Take the lines from the head of the listing through the one bearing "pos = list(range(len(years)))" and copy them exactly, leaving every picture out.

[Code that draws figures]
-- begin --

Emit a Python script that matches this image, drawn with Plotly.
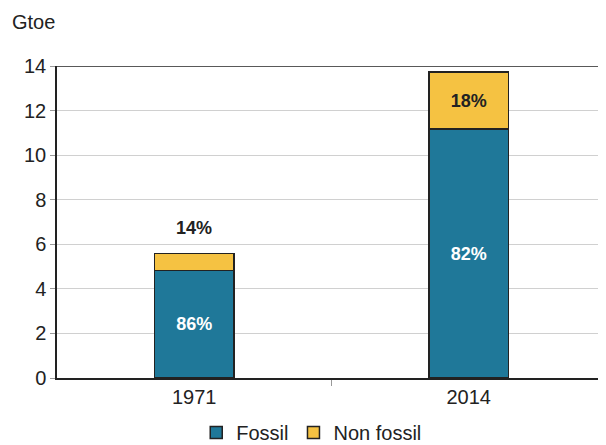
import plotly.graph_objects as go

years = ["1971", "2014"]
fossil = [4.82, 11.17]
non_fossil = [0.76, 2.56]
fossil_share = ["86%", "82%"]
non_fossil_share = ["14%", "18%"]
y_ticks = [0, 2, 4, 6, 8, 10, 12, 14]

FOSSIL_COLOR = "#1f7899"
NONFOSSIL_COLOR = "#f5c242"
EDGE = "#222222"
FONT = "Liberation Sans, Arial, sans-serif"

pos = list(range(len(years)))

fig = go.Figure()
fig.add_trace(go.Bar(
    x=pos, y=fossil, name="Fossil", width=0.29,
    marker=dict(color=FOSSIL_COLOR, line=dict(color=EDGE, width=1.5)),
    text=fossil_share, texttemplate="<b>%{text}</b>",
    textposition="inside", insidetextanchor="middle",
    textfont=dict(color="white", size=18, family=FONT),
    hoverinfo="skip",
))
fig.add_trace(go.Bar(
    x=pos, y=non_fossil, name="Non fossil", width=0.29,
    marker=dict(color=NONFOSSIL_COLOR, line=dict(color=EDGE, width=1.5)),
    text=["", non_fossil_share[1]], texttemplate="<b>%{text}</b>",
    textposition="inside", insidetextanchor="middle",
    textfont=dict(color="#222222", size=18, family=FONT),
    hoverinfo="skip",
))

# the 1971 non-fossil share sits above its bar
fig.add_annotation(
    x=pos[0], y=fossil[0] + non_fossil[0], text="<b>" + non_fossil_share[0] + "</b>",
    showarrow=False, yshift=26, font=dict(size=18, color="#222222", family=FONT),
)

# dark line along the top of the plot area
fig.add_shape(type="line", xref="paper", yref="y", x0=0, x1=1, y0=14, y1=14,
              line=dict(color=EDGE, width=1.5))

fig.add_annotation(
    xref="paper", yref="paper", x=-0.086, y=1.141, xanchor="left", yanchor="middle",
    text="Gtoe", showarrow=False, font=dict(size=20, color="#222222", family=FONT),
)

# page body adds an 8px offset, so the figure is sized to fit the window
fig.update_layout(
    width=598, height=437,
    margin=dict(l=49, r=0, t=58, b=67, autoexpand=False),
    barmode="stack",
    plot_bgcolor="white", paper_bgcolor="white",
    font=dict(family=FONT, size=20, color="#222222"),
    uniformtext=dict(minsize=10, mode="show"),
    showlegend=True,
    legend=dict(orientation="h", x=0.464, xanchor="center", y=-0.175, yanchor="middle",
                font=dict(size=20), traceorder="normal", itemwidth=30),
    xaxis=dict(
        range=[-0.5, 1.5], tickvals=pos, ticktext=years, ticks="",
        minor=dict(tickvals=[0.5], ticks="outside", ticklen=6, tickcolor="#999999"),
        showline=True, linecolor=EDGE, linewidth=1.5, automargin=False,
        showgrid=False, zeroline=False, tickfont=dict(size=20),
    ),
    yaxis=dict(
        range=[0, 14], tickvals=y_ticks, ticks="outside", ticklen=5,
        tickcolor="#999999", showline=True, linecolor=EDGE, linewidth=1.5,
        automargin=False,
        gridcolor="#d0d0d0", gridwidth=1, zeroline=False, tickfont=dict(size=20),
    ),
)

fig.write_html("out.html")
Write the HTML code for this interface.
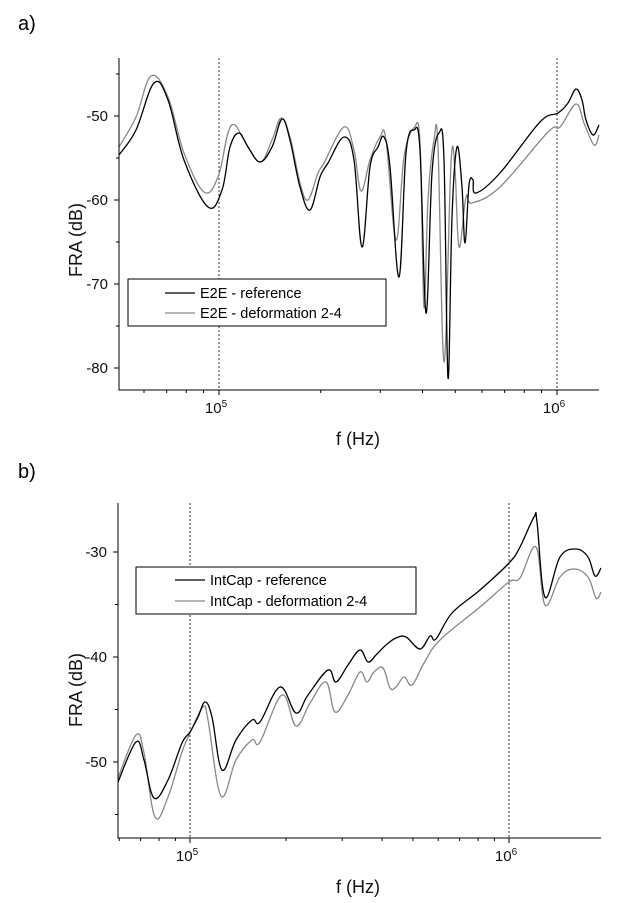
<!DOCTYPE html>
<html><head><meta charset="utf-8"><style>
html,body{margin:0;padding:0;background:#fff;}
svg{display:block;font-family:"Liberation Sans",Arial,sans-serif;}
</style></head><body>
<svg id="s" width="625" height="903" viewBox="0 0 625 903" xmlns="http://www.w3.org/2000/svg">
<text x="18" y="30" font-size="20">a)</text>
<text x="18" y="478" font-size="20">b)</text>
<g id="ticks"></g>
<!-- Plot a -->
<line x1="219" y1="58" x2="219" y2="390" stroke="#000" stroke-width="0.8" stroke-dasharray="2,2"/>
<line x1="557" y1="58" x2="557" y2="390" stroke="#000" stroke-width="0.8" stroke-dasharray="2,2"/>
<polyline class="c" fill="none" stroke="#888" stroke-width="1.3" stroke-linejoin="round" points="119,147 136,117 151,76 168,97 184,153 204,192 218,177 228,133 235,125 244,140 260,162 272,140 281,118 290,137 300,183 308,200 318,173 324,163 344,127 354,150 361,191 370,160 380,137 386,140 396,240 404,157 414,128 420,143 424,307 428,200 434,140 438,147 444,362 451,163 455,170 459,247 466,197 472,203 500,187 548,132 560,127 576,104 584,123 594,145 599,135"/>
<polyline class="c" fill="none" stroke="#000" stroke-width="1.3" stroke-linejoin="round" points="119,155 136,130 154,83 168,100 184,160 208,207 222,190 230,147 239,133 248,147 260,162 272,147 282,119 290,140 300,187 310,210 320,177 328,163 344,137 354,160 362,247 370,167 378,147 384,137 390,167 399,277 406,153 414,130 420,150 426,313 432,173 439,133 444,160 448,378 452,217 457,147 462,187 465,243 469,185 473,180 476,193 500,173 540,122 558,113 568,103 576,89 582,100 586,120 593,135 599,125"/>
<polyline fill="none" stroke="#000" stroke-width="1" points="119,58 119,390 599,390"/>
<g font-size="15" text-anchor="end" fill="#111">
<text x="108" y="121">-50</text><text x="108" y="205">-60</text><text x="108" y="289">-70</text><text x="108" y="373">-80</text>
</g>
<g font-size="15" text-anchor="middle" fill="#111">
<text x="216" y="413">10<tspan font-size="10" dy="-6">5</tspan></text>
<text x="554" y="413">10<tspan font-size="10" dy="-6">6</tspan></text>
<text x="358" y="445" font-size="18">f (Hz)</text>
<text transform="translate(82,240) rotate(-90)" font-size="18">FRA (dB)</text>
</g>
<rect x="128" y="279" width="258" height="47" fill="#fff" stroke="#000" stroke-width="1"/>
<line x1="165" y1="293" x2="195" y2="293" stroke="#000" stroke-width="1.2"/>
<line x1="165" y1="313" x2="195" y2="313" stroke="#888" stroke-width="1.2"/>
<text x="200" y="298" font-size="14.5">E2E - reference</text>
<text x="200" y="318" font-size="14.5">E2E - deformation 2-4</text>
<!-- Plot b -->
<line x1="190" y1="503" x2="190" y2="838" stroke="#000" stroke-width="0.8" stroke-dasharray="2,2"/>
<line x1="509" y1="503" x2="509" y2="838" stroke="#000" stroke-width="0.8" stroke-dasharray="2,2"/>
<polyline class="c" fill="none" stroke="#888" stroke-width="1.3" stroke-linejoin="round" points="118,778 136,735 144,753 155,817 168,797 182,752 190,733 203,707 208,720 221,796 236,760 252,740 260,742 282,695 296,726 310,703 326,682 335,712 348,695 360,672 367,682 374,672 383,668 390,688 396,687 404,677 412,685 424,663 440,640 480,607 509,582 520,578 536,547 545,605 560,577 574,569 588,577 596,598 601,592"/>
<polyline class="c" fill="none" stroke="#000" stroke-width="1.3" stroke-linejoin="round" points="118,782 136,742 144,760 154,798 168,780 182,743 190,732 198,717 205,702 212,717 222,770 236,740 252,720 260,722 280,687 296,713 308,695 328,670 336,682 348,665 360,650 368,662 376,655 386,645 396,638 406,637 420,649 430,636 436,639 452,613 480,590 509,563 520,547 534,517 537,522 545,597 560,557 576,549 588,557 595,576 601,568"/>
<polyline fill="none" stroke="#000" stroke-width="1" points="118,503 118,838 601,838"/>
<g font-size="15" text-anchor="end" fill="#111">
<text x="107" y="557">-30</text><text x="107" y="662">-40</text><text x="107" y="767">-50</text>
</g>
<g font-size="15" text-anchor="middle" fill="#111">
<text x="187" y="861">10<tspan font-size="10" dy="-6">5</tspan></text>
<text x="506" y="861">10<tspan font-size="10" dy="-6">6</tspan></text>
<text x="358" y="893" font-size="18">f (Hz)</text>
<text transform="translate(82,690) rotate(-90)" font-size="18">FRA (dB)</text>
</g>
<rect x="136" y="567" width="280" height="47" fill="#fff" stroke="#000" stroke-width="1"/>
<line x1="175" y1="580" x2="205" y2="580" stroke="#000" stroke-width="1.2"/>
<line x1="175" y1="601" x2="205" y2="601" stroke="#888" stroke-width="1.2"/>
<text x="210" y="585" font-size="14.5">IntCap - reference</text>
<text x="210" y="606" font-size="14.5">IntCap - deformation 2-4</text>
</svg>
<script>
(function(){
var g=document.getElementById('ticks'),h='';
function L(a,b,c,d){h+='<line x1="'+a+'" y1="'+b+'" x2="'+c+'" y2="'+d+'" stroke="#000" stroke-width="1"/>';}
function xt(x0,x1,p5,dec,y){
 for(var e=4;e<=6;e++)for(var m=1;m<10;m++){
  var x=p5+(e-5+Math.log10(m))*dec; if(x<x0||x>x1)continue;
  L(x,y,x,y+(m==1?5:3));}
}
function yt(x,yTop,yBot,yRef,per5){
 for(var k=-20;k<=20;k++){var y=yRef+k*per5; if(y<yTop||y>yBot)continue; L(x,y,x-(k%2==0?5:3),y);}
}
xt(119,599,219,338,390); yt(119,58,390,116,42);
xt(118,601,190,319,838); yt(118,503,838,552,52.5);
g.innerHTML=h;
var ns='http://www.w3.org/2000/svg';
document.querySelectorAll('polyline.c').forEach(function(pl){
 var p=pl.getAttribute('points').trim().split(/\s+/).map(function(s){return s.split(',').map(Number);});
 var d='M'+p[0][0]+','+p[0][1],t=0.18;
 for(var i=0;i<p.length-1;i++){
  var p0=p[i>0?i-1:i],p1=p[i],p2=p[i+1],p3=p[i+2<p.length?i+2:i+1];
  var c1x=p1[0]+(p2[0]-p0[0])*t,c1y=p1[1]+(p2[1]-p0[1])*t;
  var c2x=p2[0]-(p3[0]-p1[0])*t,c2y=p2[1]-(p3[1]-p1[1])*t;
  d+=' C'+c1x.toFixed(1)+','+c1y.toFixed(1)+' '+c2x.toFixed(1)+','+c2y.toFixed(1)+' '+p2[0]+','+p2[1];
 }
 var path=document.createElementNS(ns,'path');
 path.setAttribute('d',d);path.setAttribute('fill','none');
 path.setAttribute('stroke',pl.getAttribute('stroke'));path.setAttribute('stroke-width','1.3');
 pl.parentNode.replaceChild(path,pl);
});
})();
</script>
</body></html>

-- end --

Answer:
Emit a Python script that matches this image, drawn with Plotly.
import plotly.graph_objects as go

years = ["1971", "2014"]
fossil = [4.82, 11.17]
non_fossil = [0.76, 2.56]
fossil_share = ["86%", "82%"]
non_fossil_share = ["14%", "18%"]
y_ticks = [0, 2, 4, 6, 8, 10, 12, 14]

FOSSIL_COLOR = "#1f7899"
NONFOSSIL_COLOR = "#f5c242"
EDGE = "#222222"
FONT = "Liberation Sans, Arial, sans-serif"

pos = list(range(len(years)))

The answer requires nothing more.